En plus d'être traité avec trop de légèreté, le sujet serait également tabou. "Certains salariés préférent utiliser des euphémismes, par exemple qu'ils vont se laver les mains plutôt que de dire qu'ils vont aux toilettes", remarque Denis Monneuse.

Pourquoi une telle gêne alors qu'il sagit d'un besoin naturel? "Ce qui ressort de nos enquêtes sur le terrain, c'est la proximité liée au fait de partager les mêmes toilettes de son patron, de ses collègues, voire de se retrouver en même temps aux toilettes dans la cabine d'à côté", observe encore le sociologue.

Ce que confirme l'enquête de l'Ifop sur le "poop-shaming" au travail: quelque 48% des salariées et 40% des salariés se retiennent de déféquer aux toilettes tant qu'un ou une collègue y est présente.

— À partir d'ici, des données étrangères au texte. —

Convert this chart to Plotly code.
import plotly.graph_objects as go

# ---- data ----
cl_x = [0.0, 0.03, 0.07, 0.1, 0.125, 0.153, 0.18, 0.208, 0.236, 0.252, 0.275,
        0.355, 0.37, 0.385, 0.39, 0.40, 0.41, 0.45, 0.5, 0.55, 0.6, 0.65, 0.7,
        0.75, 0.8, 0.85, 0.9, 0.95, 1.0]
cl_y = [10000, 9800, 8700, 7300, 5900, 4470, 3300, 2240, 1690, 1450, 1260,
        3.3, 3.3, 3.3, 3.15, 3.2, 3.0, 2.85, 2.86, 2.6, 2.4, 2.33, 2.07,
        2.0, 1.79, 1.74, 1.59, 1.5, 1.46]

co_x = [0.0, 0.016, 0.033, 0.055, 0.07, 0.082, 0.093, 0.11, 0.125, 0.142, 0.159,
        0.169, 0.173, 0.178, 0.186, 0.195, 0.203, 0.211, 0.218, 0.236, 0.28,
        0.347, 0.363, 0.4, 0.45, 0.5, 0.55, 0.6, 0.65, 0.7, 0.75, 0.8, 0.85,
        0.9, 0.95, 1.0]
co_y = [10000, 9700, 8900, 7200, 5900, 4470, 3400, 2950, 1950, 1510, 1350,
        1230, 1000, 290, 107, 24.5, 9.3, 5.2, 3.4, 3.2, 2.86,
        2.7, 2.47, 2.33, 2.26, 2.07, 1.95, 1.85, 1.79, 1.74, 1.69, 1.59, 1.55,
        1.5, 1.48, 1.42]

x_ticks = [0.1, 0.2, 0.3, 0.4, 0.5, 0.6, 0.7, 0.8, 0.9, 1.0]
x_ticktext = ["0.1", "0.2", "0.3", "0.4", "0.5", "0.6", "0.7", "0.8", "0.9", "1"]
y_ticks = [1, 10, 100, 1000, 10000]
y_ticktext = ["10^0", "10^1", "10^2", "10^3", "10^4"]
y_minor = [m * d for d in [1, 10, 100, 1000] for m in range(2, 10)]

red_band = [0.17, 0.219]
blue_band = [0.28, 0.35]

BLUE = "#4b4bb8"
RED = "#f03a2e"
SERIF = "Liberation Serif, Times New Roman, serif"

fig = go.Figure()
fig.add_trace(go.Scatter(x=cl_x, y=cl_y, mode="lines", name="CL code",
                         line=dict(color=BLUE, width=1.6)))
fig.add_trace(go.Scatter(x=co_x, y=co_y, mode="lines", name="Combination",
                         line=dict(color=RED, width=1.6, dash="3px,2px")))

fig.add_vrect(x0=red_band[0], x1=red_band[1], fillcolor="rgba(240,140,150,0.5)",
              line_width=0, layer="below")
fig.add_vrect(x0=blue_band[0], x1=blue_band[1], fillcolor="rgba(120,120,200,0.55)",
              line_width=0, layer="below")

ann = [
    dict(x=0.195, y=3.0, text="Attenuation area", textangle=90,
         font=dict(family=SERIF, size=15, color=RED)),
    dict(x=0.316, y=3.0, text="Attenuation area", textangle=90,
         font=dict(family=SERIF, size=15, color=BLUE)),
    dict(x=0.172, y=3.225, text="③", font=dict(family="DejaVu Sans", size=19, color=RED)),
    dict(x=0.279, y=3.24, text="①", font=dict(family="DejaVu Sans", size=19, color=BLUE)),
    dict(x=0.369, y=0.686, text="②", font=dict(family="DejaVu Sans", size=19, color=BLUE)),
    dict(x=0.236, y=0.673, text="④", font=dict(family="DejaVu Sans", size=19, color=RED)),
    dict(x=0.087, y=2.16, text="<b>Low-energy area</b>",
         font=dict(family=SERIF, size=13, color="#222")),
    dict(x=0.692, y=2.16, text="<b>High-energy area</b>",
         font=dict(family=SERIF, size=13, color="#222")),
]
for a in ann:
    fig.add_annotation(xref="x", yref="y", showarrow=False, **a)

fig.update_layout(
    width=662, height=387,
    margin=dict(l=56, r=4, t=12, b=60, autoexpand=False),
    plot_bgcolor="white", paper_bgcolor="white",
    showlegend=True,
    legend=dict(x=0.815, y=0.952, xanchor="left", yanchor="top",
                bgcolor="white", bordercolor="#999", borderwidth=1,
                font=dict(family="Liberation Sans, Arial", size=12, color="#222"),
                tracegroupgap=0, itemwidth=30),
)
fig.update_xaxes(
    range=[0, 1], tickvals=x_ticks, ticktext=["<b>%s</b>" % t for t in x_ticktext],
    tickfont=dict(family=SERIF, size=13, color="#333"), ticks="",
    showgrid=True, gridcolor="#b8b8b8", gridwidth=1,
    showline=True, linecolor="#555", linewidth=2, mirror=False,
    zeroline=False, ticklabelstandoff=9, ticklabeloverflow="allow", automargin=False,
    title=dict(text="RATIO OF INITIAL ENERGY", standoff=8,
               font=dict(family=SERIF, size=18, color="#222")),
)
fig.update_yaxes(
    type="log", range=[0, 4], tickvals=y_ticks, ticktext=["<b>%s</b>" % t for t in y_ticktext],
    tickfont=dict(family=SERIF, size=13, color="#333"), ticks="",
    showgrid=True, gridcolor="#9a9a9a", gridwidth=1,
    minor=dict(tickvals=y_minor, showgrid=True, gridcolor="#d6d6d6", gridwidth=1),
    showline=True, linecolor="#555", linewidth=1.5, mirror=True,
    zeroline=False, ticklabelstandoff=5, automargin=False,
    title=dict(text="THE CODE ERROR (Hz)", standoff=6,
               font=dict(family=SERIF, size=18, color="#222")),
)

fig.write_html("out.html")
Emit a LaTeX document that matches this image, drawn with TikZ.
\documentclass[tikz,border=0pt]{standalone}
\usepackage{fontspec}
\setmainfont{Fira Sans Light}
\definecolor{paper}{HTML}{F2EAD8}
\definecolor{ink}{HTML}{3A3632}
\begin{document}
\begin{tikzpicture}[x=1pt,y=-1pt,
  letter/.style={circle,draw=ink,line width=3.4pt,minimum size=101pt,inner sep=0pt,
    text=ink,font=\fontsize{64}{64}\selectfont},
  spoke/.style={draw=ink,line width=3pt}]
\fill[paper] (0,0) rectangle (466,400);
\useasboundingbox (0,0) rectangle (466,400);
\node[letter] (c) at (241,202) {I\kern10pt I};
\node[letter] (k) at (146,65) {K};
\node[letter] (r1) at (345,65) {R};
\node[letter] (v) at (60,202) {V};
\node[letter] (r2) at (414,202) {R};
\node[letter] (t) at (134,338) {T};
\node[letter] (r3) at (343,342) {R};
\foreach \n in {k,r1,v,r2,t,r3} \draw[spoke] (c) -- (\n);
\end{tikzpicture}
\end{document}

Et près de la moitié des femmes - un tiers des hommes - renoncent à déféquer s'ils voient un ou une collègue entrer aux toilettes en même temps qu'eux.

Ce qu'analyse le sociologue Julien Damon, professeur à Sciences Po et auteur de Toilettes publiques, essai sur les commodités urbaines. Dans le monde de l'entreprise, "et plus largement dans toute la sphère publique", écrit-il, "les WC circonscrivent une sphère particulièrement privée".

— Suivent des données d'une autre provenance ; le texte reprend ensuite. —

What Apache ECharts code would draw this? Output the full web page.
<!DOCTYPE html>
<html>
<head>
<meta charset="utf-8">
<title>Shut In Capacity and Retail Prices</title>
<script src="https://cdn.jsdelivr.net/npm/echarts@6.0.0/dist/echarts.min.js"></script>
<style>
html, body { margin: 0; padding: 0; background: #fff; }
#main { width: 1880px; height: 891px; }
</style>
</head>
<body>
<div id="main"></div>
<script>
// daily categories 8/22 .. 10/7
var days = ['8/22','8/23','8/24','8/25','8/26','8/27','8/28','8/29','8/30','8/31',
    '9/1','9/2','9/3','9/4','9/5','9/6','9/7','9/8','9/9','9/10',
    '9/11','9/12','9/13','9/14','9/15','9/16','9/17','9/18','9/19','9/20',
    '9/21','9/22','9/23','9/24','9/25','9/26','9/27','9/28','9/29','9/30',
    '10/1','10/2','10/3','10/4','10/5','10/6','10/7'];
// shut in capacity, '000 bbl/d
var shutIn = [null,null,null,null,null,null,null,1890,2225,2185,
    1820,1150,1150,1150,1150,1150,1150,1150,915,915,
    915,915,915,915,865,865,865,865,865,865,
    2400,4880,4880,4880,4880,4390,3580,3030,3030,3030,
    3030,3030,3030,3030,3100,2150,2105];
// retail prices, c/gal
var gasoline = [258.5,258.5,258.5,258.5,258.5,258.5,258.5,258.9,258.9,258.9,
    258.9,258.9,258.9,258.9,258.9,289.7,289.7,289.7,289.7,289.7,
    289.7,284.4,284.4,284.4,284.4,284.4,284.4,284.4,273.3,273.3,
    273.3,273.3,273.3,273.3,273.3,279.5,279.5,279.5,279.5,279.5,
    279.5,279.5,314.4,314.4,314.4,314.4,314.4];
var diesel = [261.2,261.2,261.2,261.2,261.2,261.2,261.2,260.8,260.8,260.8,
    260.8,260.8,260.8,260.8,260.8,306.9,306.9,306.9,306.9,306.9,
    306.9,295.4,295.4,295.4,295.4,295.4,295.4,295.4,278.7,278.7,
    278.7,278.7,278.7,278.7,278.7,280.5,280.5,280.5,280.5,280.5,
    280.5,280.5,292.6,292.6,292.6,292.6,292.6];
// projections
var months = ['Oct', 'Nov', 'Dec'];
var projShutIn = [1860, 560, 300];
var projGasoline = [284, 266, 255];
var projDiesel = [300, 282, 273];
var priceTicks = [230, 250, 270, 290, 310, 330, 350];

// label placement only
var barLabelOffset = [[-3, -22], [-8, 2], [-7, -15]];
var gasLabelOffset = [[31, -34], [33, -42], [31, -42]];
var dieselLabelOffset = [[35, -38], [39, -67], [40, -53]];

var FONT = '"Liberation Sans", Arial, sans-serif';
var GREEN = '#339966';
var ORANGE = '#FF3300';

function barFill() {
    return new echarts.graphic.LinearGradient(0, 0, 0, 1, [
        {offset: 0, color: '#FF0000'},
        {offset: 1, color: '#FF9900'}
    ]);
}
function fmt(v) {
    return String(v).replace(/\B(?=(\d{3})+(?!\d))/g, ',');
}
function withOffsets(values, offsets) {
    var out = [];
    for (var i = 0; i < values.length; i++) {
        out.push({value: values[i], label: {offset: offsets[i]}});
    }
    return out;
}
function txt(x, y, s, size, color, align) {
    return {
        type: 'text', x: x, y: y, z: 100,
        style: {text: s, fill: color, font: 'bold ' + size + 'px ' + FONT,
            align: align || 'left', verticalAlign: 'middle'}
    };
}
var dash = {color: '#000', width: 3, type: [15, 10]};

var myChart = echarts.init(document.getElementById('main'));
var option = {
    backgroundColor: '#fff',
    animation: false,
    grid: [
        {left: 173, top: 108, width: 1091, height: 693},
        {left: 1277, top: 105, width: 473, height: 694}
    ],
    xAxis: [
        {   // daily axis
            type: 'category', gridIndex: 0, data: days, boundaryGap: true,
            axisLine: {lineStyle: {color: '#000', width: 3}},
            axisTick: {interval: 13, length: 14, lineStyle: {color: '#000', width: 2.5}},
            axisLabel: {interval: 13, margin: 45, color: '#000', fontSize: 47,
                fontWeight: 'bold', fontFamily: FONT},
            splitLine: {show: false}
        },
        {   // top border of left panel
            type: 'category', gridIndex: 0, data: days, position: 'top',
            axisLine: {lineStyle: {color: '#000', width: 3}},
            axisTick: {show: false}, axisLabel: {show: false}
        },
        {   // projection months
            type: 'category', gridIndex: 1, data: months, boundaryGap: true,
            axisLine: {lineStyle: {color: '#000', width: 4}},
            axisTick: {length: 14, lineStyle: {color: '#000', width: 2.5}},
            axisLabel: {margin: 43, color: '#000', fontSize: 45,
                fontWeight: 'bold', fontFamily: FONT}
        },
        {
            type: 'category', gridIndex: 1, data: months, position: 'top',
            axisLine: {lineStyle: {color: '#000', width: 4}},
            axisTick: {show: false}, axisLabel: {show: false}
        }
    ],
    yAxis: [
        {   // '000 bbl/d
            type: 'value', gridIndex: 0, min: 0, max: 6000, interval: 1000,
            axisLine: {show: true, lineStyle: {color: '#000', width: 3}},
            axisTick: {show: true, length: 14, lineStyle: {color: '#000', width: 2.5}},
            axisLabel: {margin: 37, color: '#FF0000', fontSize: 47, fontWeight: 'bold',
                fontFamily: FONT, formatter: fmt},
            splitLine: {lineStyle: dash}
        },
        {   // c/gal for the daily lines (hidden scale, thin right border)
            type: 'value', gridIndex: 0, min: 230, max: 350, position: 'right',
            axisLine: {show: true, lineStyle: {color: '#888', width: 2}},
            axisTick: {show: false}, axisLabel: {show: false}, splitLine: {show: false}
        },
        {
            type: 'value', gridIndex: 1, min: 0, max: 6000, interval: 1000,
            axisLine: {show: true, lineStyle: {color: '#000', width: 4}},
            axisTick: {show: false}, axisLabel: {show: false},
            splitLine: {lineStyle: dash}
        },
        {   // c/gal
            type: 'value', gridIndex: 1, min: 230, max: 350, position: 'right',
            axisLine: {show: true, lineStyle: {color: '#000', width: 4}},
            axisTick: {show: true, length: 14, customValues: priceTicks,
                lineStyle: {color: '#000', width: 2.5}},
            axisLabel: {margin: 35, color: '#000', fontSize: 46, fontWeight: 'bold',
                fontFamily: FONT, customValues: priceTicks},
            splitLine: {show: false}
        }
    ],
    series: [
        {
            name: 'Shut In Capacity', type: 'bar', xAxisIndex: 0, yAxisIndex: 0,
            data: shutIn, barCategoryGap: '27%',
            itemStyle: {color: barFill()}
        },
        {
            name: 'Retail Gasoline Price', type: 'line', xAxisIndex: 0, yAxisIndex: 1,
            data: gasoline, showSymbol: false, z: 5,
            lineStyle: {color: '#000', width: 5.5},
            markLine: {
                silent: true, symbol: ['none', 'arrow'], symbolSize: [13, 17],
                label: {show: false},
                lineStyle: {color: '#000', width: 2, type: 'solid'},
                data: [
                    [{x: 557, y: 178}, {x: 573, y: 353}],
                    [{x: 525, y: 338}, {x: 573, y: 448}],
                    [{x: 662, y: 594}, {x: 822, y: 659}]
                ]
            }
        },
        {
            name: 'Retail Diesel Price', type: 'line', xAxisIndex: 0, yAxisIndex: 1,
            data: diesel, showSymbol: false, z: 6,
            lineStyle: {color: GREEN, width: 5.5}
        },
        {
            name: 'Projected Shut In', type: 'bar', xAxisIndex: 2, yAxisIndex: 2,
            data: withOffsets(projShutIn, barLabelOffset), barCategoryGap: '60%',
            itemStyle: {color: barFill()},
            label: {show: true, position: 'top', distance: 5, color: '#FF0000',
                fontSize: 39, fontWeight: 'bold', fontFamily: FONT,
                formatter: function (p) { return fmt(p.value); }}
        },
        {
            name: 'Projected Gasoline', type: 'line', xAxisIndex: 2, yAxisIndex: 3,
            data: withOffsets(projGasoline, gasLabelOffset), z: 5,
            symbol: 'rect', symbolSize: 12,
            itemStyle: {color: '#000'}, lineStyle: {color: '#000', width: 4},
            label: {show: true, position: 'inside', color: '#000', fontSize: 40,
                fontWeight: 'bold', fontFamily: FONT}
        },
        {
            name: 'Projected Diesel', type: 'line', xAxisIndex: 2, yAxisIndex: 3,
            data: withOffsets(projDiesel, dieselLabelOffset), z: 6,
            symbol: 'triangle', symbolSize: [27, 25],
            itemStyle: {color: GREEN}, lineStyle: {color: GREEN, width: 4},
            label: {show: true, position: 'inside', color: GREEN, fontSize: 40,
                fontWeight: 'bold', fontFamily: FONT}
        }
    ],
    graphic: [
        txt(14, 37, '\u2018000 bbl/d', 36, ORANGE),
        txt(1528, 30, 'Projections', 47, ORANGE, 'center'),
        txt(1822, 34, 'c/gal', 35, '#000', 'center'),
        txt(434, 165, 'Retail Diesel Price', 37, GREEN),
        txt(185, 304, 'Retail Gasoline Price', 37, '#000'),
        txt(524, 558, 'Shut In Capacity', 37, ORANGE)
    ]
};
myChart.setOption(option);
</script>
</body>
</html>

"Ces installations n'en restent pas moins à usage collectif, ce qui, en réalité, limite l'intimité. Dans toute toilette publique, dans l'espace public au sens large, l'isolement n'est jamais total. L'utilisateur est toujours en représentation."

"Ma collègue m'a dit: 'désolée pour le bruit'"

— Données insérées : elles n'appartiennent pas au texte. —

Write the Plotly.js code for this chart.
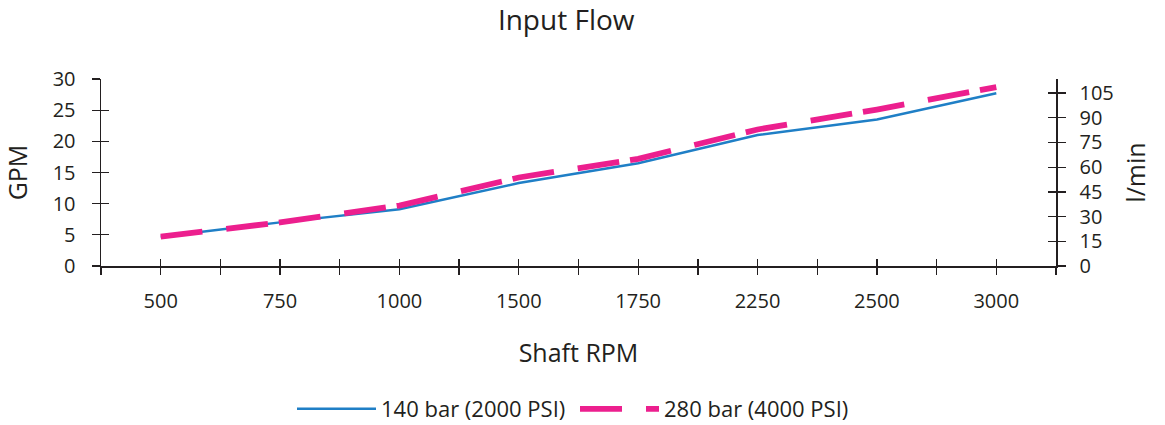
<!DOCTYPE html>
<html>
<head>
<meta charset="utf-8">
<script src="https://cdn.plot.ly/plotly-3.0.1.min.js"></script>
<style>html,body{margin:0;padding:0;background:#fff}#chart{width:1165px;height:425px}</style>
</head>
<body>
<div id="chart"></div>
<script>
const categories = ['500', '750', '1000', '1500', '1750', '2250', '2500', '3000'];
const gpm140 = [4.7, 7.0, 9.1, 13.3, 16.5, 21.0, 23.5, 27.7];
const gpm280 = [4.7, 7.0, 9.7, 14.2, 17.2, 21.9, 25.1, 28.7];
const gpmTicks = [0, 5, 10, 15, 20, 25, 30];
const lminTicks = [0, 15, 30, 45, 60, 75, 90, 105];
const seriesNames = ['140 bar (2000 PSI)', '280 bar (4000 PSI)'];
const GPM_TO_LMIN = 3.785;

const xIdx = categories.map((_, i) => i);
const xTickVals = [];
const xTickText = [];
for (let i = -0.5; i <= categories.length - 0.5 + 1e-9; i += 0.5) {
  xTickVals.push(i);
  const k = Math.round(i);
  xTickText.push(Math.abs(i - k) < 1e-9 ? categories[k] : '');
}
const xRange = [-0.5, categories.length - 0.5];
const gpmRange = [0, 30];
const lminRange = [0, 30 * GPM_TO_LMIN];

const ink = '#231f20';
const font = 'Open Sans, sans-serif';

function axisHolder(xa, ya) {
  return {x: [], y: [], xaxis: xa, yaxis: ya, type: 'scatter', mode: 'lines',
          showlegend: false, hoverinfo: 'skip'};
}

const data = [
  {x: xIdx, y: gpm140, name: seriesNames[0], type: 'scatter', mode: 'lines',
   line: {color: '#1f7fc6', width: 2.5}},
  {x: xIdx, y: gpm280, name: seriesNames[1], type: 'scatter', mode: 'lines',
   line: {color: '#ec1f8e', width: 5.8, dash: '42px,24px,42px,11px'}},
  axisHolder('x2', 'y'),
  axisHolder('x', 'y2'),
  axisHolder('x', 'y3'),
  axisHolder('x', 'y4')
];

const tickCommon = {tickcolor: ink, tickwidth: 1.3};

const layout = {
  width: 1165, height: 425,
  margin: {l: 101, r: 109, t: 79, b: 159},
  paper_bgcolor: '#fff', plot_bgcolor: '#fff',
  font: {family: font, color: ink, size: 20},
  showlegend: true,
  title: {text: 'Input Flow', font: {size: 28, color: ink, family: font},
          x: 0.486, xref: 'container', xanchor: 'center', y: 1 - 20 / 425, yref: 'container', yanchor: 'middle'},
  xaxis: Object.assign({range: xRange, tickmode: 'array', tickvals: xTickVals, ticktext: xTickText,
          ticks: 'outside', ticklen: 7, showline: true, linecolor: ink, linewidth: 1.5,
          showgrid: false, zeroline: false, ticklabelstandoff: 9,
          tickfont: {size: 20, color: ink},
          title: {text: 'Shaft RPM', font: {size: 25, color: ink}, standoff: 32}}, tickCommon),
  xaxis2: Object.assign({range: xRange, overlaying: 'x', anchor: 'y', side: 'bottom', tickmode: 'array',
          tickvals: xTickVals, ticks: 'inside', ticklen: 7, showticklabels: false,
          showline: false, showgrid: false, zeroline: false}, tickCommon),
  yaxis: Object.assign({range: gpmRange, tickmode: 'array', tickvals: gpmTicks,
          ticks: 'outside', ticklen: 8, showline: true, linecolor: ink, linewidth: 1.5,
          showgrid: false, zeroline: false, ticklabelstandoff: 12,
          tickfont: {size: 20, color: ink},
          title: {text: 'GPM', font: {size: 25, color: ink}, standoff: 19}}, tickCommon),
  yaxis3: Object.assign({range: gpmRange, overlaying: 'y', anchor: 'x', side: 'left', tickmode: 'array',
          tickvals: gpmTicks, ticks: 'inside', ticklen: 8, showticklabels: false,
          showline: false, showgrid: false, zeroline: false}, tickCommon),
  yaxis2: Object.assign({range: lminRange, overlaying: 'y', anchor: 'x', side: 'right', tickmode: 'array',
          tickvals: lminTicks, ticks: 'outside', ticklen: 8, showline: true, linecolor: ink, linewidth: 1.5,
          showgrid: false, zeroline: false, ticklabelstandoff: 10,
          tickfont: {size: 20, color: ink},
          title: {text: 'l/min', font: {size: 25, color: ink}, standoff: 14}}, tickCommon),
  yaxis4: Object.assign({range: lminRange, overlaying: 'y', anchor: 'x', side: 'right', tickmode: 'array',
          tickvals: lminTicks, ticks: 'inside', ticklen: 8, showticklabels: false,
          showline: false, showgrid: false, zeroline: false}, tickCommon),
  legend: {orientation: 'h', x: 292 / 1165, xref: 'container', xanchor: 'left',
           y: 1 - 409 / 425, yref: 'container', yanchor: 'middle',
           font: {size: 22, color: ink}, itemwidth: 79, traceorder: 'normal',
           entrywidth: 189, entrywidthmode: 'pixels'}
};

Plotly.newPlot('chart', data, layout, {staticPlot: true, displayModeBar: false});
</script>
</body>
</html>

Pour Marie (dont le prénom a été modifié à sa demande), 39 ans, qui travaille dans un bureau d'ingéniérie, le problème est d'une autre nature. "Les locaux sont anciens et mon bureau se trouve juste à côté des toilettes pour femmes", explique-t-elle à BFMTV.com. "L'isolation est à peu près nulle, j'entends tout." Même ceux et celles qui ne se lavent pas les mains en sortant des toilettes. "Ce n'est pas que je les écoute, mais je n'y peux rien, c'est comme si j'y étais."

Qu'il sagisse d'ailleurs de ses collègues féminins ou masculins - les sanitaires de ces derniers se trouvant pourtant à l'étage supérieur - aucun bruit de leur passage aux toilettes ne lui échappe. "Ma collègue le sait et ça la gêne beaucoup, en particulier quand elle a des problèmes intestinaux." Alors quand celle-ci se rend aux toilettes, elle tire la chasse d'eau juste avant et plusieurs fois.

"Elle m'a déjà dit: 'désolée pour le bruit'. On se connaît depuis longtemps, mais bon, c'est quand même très embarrassant."

Quand Marie était enceinte, il lui est aussi arrivé d'aller rendre aux toilettes. "Mes collègues ont tout entendu. Ça paraît comme des petits détails de la vie professionnelle, mais en réalité ça fait tout."

Autre problème dans l'entreprise de Marie: des sanitaires insuffisamment équipés. "Dans les toilettes des femmes, il n'y a pas de lavabo à l'intérieur de la cabine ni de poubelle. J'utilise une cup menstruelle, je ne vous raconte pas la galère." Un sujet qu'elle juge "tabou" au sein de son entreprise. "Sur la particularité des besoins des femmes aux sanitaires mais plus globalement sur les problèmes liés aux toilettes, personne ne s'est jamais posé aucune question."